A Predictive Framework for Base-n Radix Sort Optimization
Atharv Pandey, Lakshmanan Kuppusamy
TL;DR
This work addresses the inefficiency of Base-$n$ Radix Sort (BNRS) caused by zero-padding in skewed data by introducing SP-LSD, a Stable Partitioning - Least Significant Digit Radix Sort that iteratively prunes the active region. The authors formalize the Radix Crossover Framework (RCF), a three-point decision model comprising the Asymptotic Crossover, Round-feasibility Crossover, and Pruning Crossover, to determine when SP-LSD outperforms both BNRS and comparison-based sorts. Through theoretical cost analyses and empirical benchmarks against Introsort, AFS, BNRS, and SP-LSD, they show that SP-LSD yields substantial gains on skewed and uniform-log distributions, with clear crossover boundaries guiding adaptive algorithm selection.

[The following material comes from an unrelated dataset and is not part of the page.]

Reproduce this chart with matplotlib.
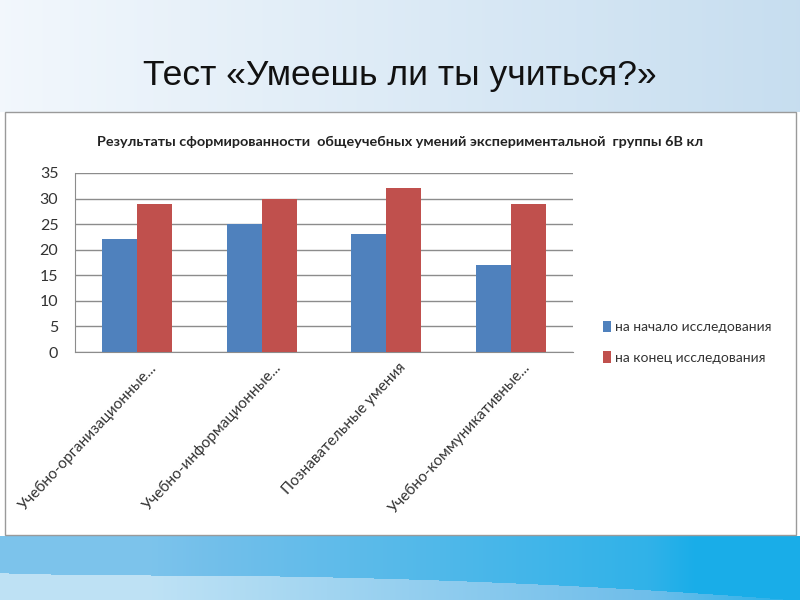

The results suggest SP-LSD can achieve significant performance benefits on large-scale datasets, offering a practical pathway to adaptive, data-aware sorting in high-throughput systems.
Abstract
Sorting is a foundational primitive of computer science and optimizations in sorting subroutines can cascade into significant performance gains for high-throughput systems. In this paper, we analyze the inefficiencies of a non-comparison sorting algorithm, namely, Base-n Radix Sort (BNRS), specifically the `zero padding' problem in skewed datasets. We develop an execution model, called, Stable Partitioning - Least Significant Digit Radix Sort (shortly, SP-LSD), an iterative least significant digit based pruning model designed to address this inefficiency. Based on this development, we derive the Radix Crossover Framework(RCF), an analytic three-point decision framework. The framework is established on the precondition of non-negative integers, which enables the derivation of three critical boundaries. First, the Asymptotic Crossover ($k<n^{\log_2 n}$) defines when BNRS and SP-LSD can theoretically outperform the comparison sorting algorithms where k is the maximum value and n is the input size. Second, the Round-feasibility Crossover ($k>n^2$) defines when overhead cost of implemented model SP-LSD is amortized. Third, we derive Pruning Crossover parameterized by the ratio of random-access sorting cost to sequential partitioning cost. This model demonstrates that SP-LSD yields a net gain on skewed and uniform distributions over standard BNRS. The experimental results are consistent with the crossover boundaries, providing a deterministic roadmap for adaptive algorithm selection.